Only a number is wanted: the count of lines in this listing that contain "chart".

....

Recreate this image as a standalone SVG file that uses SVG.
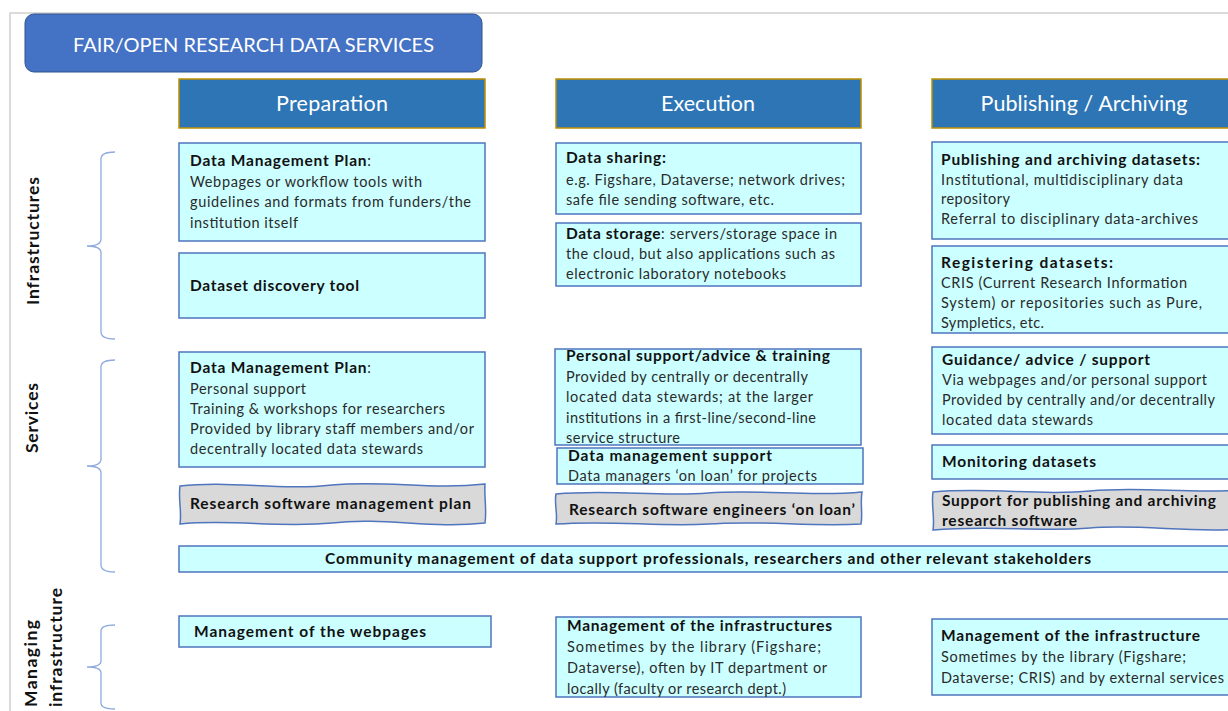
<svg xmlns="http://www.w3.org/2000/svg" width="1228" height="711" viewBox="0 0 1228 711">
<style>
.t{font-family:Lato,"Liberation Sans",sans-serif;font-size:14.5px;fill:#2a2a2a}
.b{font-weight:bold;fill:#111;font-size:15.5px}
.hdr{font-family:Lato,"Liberation Sans",sans-serif;font-size:21.5px;fill:#fff;text-anchor:middle}
.ttl{font-family:Lato,"Liberation Sans",sans-serif;font-size:20px;fill:#fff;text-anchor:middle}
.side{font-family:Lato,"Liberation Sans",sans-serif;font-size:17.5px;font-weight:bold;fill:#111}
.box{fill:#CCFFFF;stroke:#4F75BD;stroke-width:1.5}
.wave{fill:#D9D9D9;stroke:#4F75BD;stroke-width:1.5}
.head{fill:#2E75B6;stroke:#BF9000;stroke-width:1.5}
.brace{fill:none;stroke:#8FAADC;stroke-width:1.3}
</style>
<rect width="1228" height="711" fill="#fff"/>
<g id="frame" stroke="#D0D0D0" stroke-width="1.5" fill="none">
<path d="M10,711 V13 H1228"/>
</g>
<g id="title">
<rect x="25" y="14" width="457" height="58" rx="9" fill="#4472C4" stroke="#2F528F" stroke-width="1"/>
<text class="ttl" x="253.5" y="52" textLength="361">FAIR/OPEN RESEARCH DATA SERVICES</text>
</g>
<g id="hdr-preparation">
<rect class="head" x="179" y="79" width="306" height="49"/>
<text class="hdr" x="332" y="111" textLength="112">Preparation</text>
</g>
<g id="hdr-execution">
<rect class="head" x="556" y="79" width="305" height="49"/>
<text class="hdr" x="708" y="111" textLength="94">Execution</text>
</g>
<g id="hdr-publishing">
<rect class="head" x="932" y="79" width="310" height="49"/>
<text class="hdr" x="1084" y="111" textLength="207">Publishing / Archiving</text>
</g>
<g id="side-labels">
<text class="side" transform="translate(38.5,241) rotate(-90)" text-anchor="middle" textLength="128">Infrastructures</text>
<text class="side" transform="translate(38,418) rotate(-90)" text-anchor="middle" textLength="70">Services</text>
<text class="side" transform="translate(37,707) rotate(-90)" textLength="87">Managing</text>
<text class="side" transform="translate(62,707) rotate(-90)" textLength="119">infrastructure</text>
</g>
<g id="connectors">
<path class="brace" d="M115,152 Q101,152 101,159 V239 Q101,246 87,246 Q101,246 101,253 V332 Q101,339 115,339"/>
<path class="brace" d="M115,360 Q101,360 101,367 V459 Q101,466 87,466 Q101,466 101,473 V565 Q101,572 115,572"/>
<path class="brace" d="M115,625 Q101,625 101,631 V661 Q101,667 87,667 Q101,667 101,673 V703 Q101,709 115,709"/>
</g>
<g id="prep-dmp">
<rect class="box" x="179" y="143" width="306" height="98"/>
<text class="t" x="190" y="166" textLength="181"><tspan class="b">Data Management Plan</tspan>:</text>
<text class="t" x="190" y="187" textLength="232">Webpages or workflow tools with</text>
<text class="t" x="190" y="207" textLength="281">guidelines and formats from funders/the</text>
<text class="t" x="190" y="228" textLength="108">institution itself</text>
</g>
<g id="prep-discovery">
<rect class="box" x="179" y="253" width="306" height="65"/>
<text class="t b" x="190" y="291" textLength="169">Dataset discovery tool</text>
</g>
<g id="exec-sharing">
<rect class="box" x="556" y="143" width="305" height="71"/>
<text class="t b" x="566" y="163" textLength="100">Data sharing:</text>
<text class="t" x="566" y="185" textLength="279">e.g. Figshare, Dataverse; network drives;</text>
<text class="t" x="566" y="205" textLength="208">safe file sending software, etc.</text>
</g>
<g id="exec-storage">
<rect class="box" x="556" y="223" width="305" height="63"/>
<text class="t" x="566" y="239" textLength="271"><tspan class="b">Data storage</tspan>: servers/storage space in</text>
<text class="t" x="566" y="259" textLength="269">the cloud, but also applications such as</text>
<text class="t" x="566" y="279" textLength="220">electronic laboratory notebooks</text>
</g>
<g id="pub-archiving">
<rect class="box" x="932" y="142" width="310" height="97"/>
<text class="t b" x="941" y="165" textLength="259">Publishing and archiving datasets:</text>
<text class="t" x="941" y="185" textLength="242">Institutional, multidisciplinary data</text>
<text class="t" x="941" y="204" textLength="69">repository</text>
<text class="t" x="941" y="224" textLength="257">Referral to disciplinary data-archives</text>
</g>
<g id="pub-registering">
<rect class="box" x="932" y="246" width="310" height="87"/>
<text class="t b" x="941" y="268" textLength="172">Registering datasets:</text>
<text class="t" x="941" y="288" textLength="246">CRIS (Current Research Information</text>
<text class="t" x="941" y="308" textLength="261">System) or repositories such as Pure,</text>
<text class="t" x="941" y="328" textLength="103">Sympletics, etc.</text>
</g>
<g id="prep-dmp-support">
<rect class="box" x="179" y="352" width="306" height="115"/>
<text class="t" x="190" y="373" textLength="181"><tspan class="b">Data Management Plan</tspan>:</text>
<text class="t" x="190" y="394" textLength="116">Personal support</text>
<text class="t" x="190" y="414" textLength="255">Training &amp; workshops for researchers</text>
<text class="t" x="190" y="434" textLength="284">Provided by library staff members and/or</text>
<text class="t" x="190" y="454" textLength="233">decentrally located data stewards</text>
</g>
<g id="prep-rsmp">
<path class="wave" d="M180,486 C230,480 280,491 332,485 C385,480 430,490 485,484 C484,497 487,510 485,523 C430,529 385,517 332,523 C280,528 230,519 180,524 C182,511 178,498 180,486 Z"/>
<text class="t b" x="190" y="509" textLength="281">Research software management plan</text>
</g>
<g id="exec-support">
<rect class="box" x="555" y="349" width="306" height="96"/>
<text class="t b" x="566" y="361" textLength="264">Personal support/advice &amp; training</text>
<text class="t" x="566" y="382" textLength="242">Provided by centrally or decentrally</text>
<text class="t" x="566" y="402" textLength="247">located data stewards; at the larger</text>
<text class="t" x="566" y="423" textLength="250">institutions in a first-line/second-line</text>
<text class="t" x="566" y="443" textLength="114">service structure</text>
</g>
<g id="exec-dm-support">
<rect class="box" x="557" y="448" width="306" height="36"/>
<text class="t b" x="568" y="461" textLength="204">Data management support</text>
<text class="t" x="568" y="481" textLength="249">Data managers ‘on loan’ for projects</text>
</g>
<g id="exec-rse">
<path class="wave" d="M556,494 C610,489 660,497 708,493 C760,489 810,497 862,492 C860,503 863,514 861,524 C810,527 760,520 708,524 C660,527 610,520 556,524 C558,514 554,504 556,494 Z"/>
<text class="t b" x="569" y="515" textLength="286">Research software engineers ‘on loan’</text>
</g>
<g id="pub-guidance">
<rect class="box" x="932" y="347" width="310" height="87"/>
<text class="t b" x="942" y="365" textLength="208">Guidance/ advice / support</text>
<text class="t" x="942" y="385" textLength="265">Via webpages and/or personal support</text>
<text class="t" x="942" y="405" textLength="273">Provided by centrally and/or decentrally</text>
<text class="t" x="942" y="425" textLength="151">located data stewards</text>
</g>
<g id="pub-monitoring">
<rect class="box" x="932" y="445" width="310" height="34"/>
<text class="t b" x="942" y="467" textLength="154">Monitoring datasets</text>
</g>
<g id="pub-software">
<path class="wave" d="M933,492 C990,487 1040,496 1090,491 C1140,486 1190,494 1242,490 L1242,529 C1190,533 1140,524 1090,528 C1040,532 990,525 933,530 C935,517 931,504 933,492 Z"/>
<text class="t b" x="942" y="506" textLength="274">Support for publishing and archiving</text>
<text class="t b" x="942" y="526" textLength="135">research software</text>
</g>
<g id="community">
<rect class="box" x="179" y="546" width="1063" height="26"/>
<text class="t b" x="708" y="564" text-anchor="middle" textLength="766">Community management of data support professionals, researchers and other relevant stakeholders</text>
</g>
<g id="prep-webpages">
<rect class="box" x="179" y="616" width="312" height="31"/>
<text class="t b" x="194" y="637" textLength="232">Management of the webpages</text>
</g>
<g id="exec-infra-mgmt">
<rect class="box" x="556" y="617" width="305" height="80"/>
<text class="t b" x="567" y="631" textLength="265">Management of the infrastructures</text>
<text class="t" x="567" y="652" textLength="254">Sometimes by the library (Figshare;</text>
<text class="t" x="567" y="673" textLength="260">Dataverse), often by IT department or</text>
<text class="t" x="567" y="694" textLength="219">locally (faculty or research dept.)</text>
</g>
<g id="pub-infra-mgmt">
<rect class="box" x="932" y="619" width="310" height="76"/>
<text class="t b" x="941" y="641" textLength="259">Management of the infrastructure</text>
<text class="t" x="941" y="662" textLength="245">Sometimes by the library (Figshare;</text>
<text class="t" x="941" y="683" textLength="283">Dataverse; CRIS) and by external services</text>
</g>
</svg>
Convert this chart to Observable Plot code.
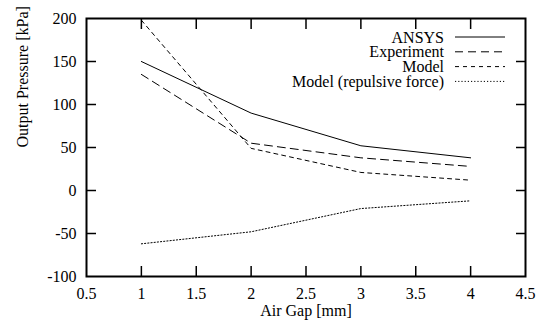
<!DOCTYPE html>
<html>
<head>
<meta charset="utf-8">
<script src="https://cdn.jsdelivr.net/npm/d3@7"></script>
<script src="https://cdn.jsdelivr.net/npm/@observablehq/plot@0.6"></script>
<style>
  html, body { margin: 0; padding: 0; background: #fff; }
  #chart svg { display: block; }
  #chart svg, #chart svg text { font-family: "Liberation Serif", serif !important; }
</style>
</head>
<body>
<div id="chart"></div>
<script>
const gaps = [1, 2, 3, 4];
const ansys = [150, 90, 52, 38];
const experiment = [135, 55, 38, 28];
const model = [198, 49, 21, 12];
const repulsive = [-62, -48, -21, -12];

const seriesNames = ["ANSYS", "Experiment", "Model", "Model (repulsive force)"];
const seriesValues = [ansys, experiment, model, repulsive];
const seriesDash = ["none", "8,5", "4,4", "1.2,2"];

const xTicks = [0.5, 1, 1.5, 2, 2.5, 3, 3.5, 4, 4.5];
const xInnerTicks = [1, 1.5, 2, 2.5, 3, 3.5, 4];
const yTicks = [-100, -50, 0, 50, 100, 150, 200];
const yInnerTicks = [-50, 0, 50, 100, 150];

const xLabel = "Air Gap [mm]";
const yLabel = "Output Pressure [kPa]";

const rows = seriesNames.map((name, i) =>
  gaps.map((g, j) => ({series: name, gap: g, value: seriesValues[i][j]}))
);

const fmt = d => String(d);

const plot = Plot.plot({
  width: 537,
  height: 324,
  marginLeft: 86,
  marginRight: 12,
  marginTop: 18,
  marginBottom: 48,
  style: {fontSize: "16px", color: "black", background: "white"},
  x: {domain: [0.5, 4.5]},
  y: {domain: [-100, 200]},
  marks: [
    // inward ticks
    Plot.axisX({anchor: "bottom", ticks: xInnerTicks, tickSize: -10, text: null, label: null, strokeWidth: 1.5}),
    Plot.axisX({anchor: "top", ticks: xInnerTicks, tickSize: -10, text: null, label: null, strokeWidth: 1.5}),
    Plot.axisY({anchor: "left", ticks: yInnerTicks, tickSize: -10, text: null, label: null, strokeWidth: 1.5}),
    Plot.axisY({anchor: "right", ticks: yInnerTicks, tickSize: -10, text: null, label: null, strokeWidth: 1.5}),
    // tick labels
    Plot.axisX({anchor: "bottom", ticks: xTicks, tickSize: 0, tickPadding: 11, tickFormat: fmt, label: null, fontSize: 16}),
    Plot.axisY({anchor: "left", ticks: yTicks, tickSize: 0, tickPadding: 10, tickFormat: fmt, label: null, fontSize: 16}),
    // axis titles
    Plot.text([xLabel], {text: d => d, frameAnchor: "bottom", dy: 39, fontSize: 16}),
    Plot.text([yLabel], {text: d => d, frameAnchor: "left", dx: -64, rotate: -90, fontSize: 16}),
    // series
    ...rows.map((r, i) => Plot.line(r, {x: "gap", y: "value", stroke: "black", strokeWidth: 1, strokeDasharray: seriesDash[i], clip: true})),
    Plot.frame({stroke: "black", strokeWidth: 2})
  ]
});

document.getElementById("chart").appendChild(plot);

// legend (top-right inside plot)
const svg = d3.select(plot);
const lg = svg.append("g").attr("font-size", 16);
seriesNames.forEach((name, i) => {
  const cy = 37 + i * 14.8;
  lg.append("text").attr("x", 444).attr("y", cy + 5.5).attr("text-anchor", "end").attr("fill", "black").text(name);
  lg.append("line").attr("x1", 455).attr("x2", 505).attr("y1", cy).attr("y2", cy)
    .attr("stroke", "black").attr("stroke-width", 1).attr("stroke-dasharray", seriesDash[i]);
});
</script>
</body>
</html>
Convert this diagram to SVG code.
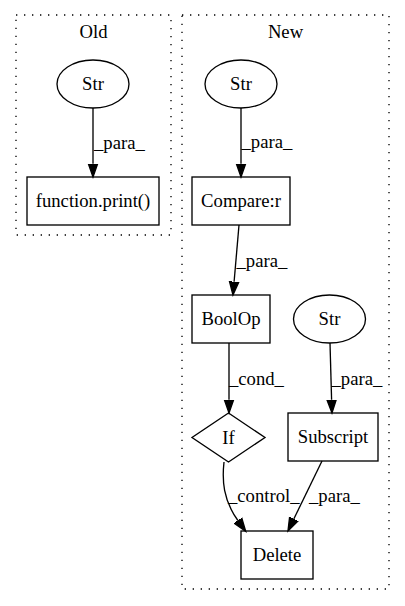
<svg xmlns="http://www.w3.org/2000/svg" width="405" height="606" viewBox="0 0 405 606">
  <style>
    .lbl { font-size: 18.67px; fill: #000; }
    .node { text-anchor: middle; }
    .shape { fill: none; stroke: #000; stroke-width: 1.33; }
    .cluster { fill: none; stroke: #000; stroke-width: 1.33; stroke-dasharray: 1.33 6.67; }
    .edge { fill: none; stroke: #000; stroke-width: 1.33; marker-end: url(#arrow); }
  </style>
  <defs>
    <marker id="arrow" markerUnits="userSpaceOnUse" markerWidth="16" markerHeight="12" viewBox="0 -6 16 12" refX="0" refY="0" orient="auto">
      <path d="M0,-4.67 L13.3,0 L0,4.67 Z" fill="#000" stroke="#000" stroke-width="1.33"/>
    </marker>
  </defs>
  <rect width="405" height="606" fill="#fff"/>

  <g font-family="Liberation Serif, DejaVu Serif, serif">
  <!-- clusters -->
  <g id="cluster_old">
    <rect class="cluster" x="16" y="15" width="155" height="220"/>
    <text class="lbl node" x="93.5" y="38">Old</text>
  </g>
  <g id="cluster_new">
    <rect class="cluster" x="182" y="15" width="207" height="574"/>
    <text class="lbl node" x="285.5" y="38">New</text>
  </g>

  <!-- nodes -->
  <g id="old_str">
    <ellipse class="shape" cx="93" cy="84" rx="36" ry="24"/>
    <text class="lbl node" x="93" y="90">Str</text>
  </g>
  <g id="old_print">
    <rect class="shape" x="27" y="177" width="132" height="48"/>
    <text class="lbl node" x="93" y="207">function.print()</text>
  </g>
  <g id="new_str">
    <ellipse class="shape" cx="241" cy="84" rx="36" ry="24"/>
    <text class="lbl node" x="241" y="90">Str</text>
  </g>
  <g id="compare">
    <rect class="shape" x="192" y="177" width="98" height="48"/>
    <text class="lbl node" x="241" y="207">Compare:r</text>
  </g>
  <g id="boolop">
    <rect class="shape" x="192" y="295" width="78" height="48"/>
    <text class="lbl node" x="231" y="325">BoolOp</text>
  </g>
  <g id="str_sub">
    <ellipse class="shape" cx="329.5" cy="319" rx="36" ry="24"/>
    <text class="lbl node" x="329.5" y="325">Str</text>
  </g>
  <g id="if">
    <polygon class="shape" points="228.5,413 265,437.5 228.5,462 192,437.5"/>
    <text class="lbl node" x="228.5" y="443.5">If</text>
  </g>
  <g id="subscript">
    <rect class="shape" x="288" y="413" width="90" height="48"/>
    <text class="lbl node" x="333" y="443">Subscript</text>
  </g>
  <g id="delete">
    <rect class="shape" x="241" y="531" width="72" height="48"/>
    <text class="lbl node" x="277" y="561">Delete</text>
  </g>

  <!-- connectors -->
  <g id="edges">
    <path class="edge" d="M93,108 L93,163.7"/>
    <text class="lbl" x="94" y="149">_para_</text>

    <path class="edge" d="M241,108 L241,163.7"/>
    <text class="lbl" x="241.5" y="148">_para_</text>

    <path class="edge" d="M239,225 L234.1,281.7"/>
    <text class="lbl" x="236.5" y="267">_para_</text>

    <path class="edge" d="M229,343 L229,399.7"/>
    <text class="lbl" x="229" y="385">_cond_</text>

    <path class="edge" d="M330,343 L331.6,399.7"/>
    <text class="lbl" x="331.5" y="385">_para_</text>

    <path class="edge" d="M224,462 C222,480 223,500 237.9,520.5"/>
    <text class="lbl" x="228" y="502">_control_</text>

    <path class="edge" d="M322,461 L293.8,519"/>
    <text class="lbl" x="309" y="502">_para_</text>
  </g>
  </g>
</svg>
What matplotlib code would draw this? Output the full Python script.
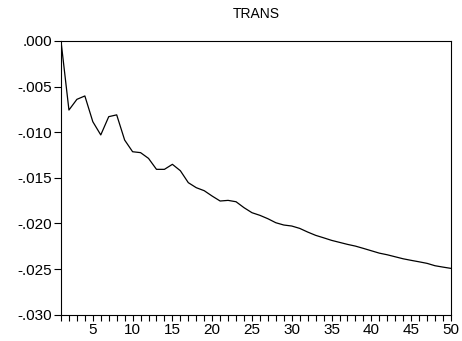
import matplotlib.pyplot as plt
import numpy as np

periods = list(range(1, 51))
trans = [
    0.0, -0.00757, -0.0064, -0.00603, -0.00885, -0.0103, -0.0083, -0.0081,
    -0.01086, -0.01214, -0.01224, -0.01287, -0.01407, -0.01407, -0.01352,
    -0.01422, -0.01553, -0.01608, -0.01641, -0.0170, -0.01754, -0.01747,
    -0.01762, -0.01827, -0.01882, -0.01911, -0.01948, -0.01992, -0.02017,
    -0.02028, -0.02054, -0.02094, -0.0213, -0.02157, -0.02185, -0.02207,
    -0.02229, -0.02248, -0.02273, -0.02299, -0.02325, -0.02343, -0.02365,
    -0.02387, -0.02404, -0.0242, -0.02437, -0.02463, -0.02478, -0.02492,
]
y_ticks = [0.0, -0.005, -0.010, -0.015, -0.020, -0.025, -0.030]
x_ticks = [5, 10, 15, 20, 25, 30, 35, 40, 45, 50]


def fmt(v):
    s = "%.3f" % v
    return s.replace("0.", ".", 1) if not s.startswith("-0") else "-" + s[2:]


def main():
    plt.rcParams['font.family'] = ['Liberation Sans', 'DejaVu Sans']
    fig = plt.figure(figsize=(4.62, 3.41), dpi=100)
    ax = fig.add_axes([0.132, 0.077, 0.844, 0.803])
    ax.plot(periods, trans, color='black', lw=0.9)
    ax.set_xlim(1, 50)
    ax.set_ylim(-0.030, 0.0)
    ax.set_yticks(y_ticks)
    ax.set_yticklabels([fmt(v) for v in y_ticks])
    ax.set_xticks(x_ticks)
    ax.set_xticks(periods, minor=True)
    ax.tick_params(which='both', direction='out', length=4.5, width=0.8,
                   labelsize=11, pad=1.5)
    ax.tick_params(axis='y', length=5)
    for s in ax.spines.values():
        s.set_linewidth(0.8)
    ax.set_title("TRANS", fontsize=10, pad=16.5)
    fig.savefig("out.png", dpi=100)


if __name__ == "__main__":
    main()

....

§ **Written reply**:
5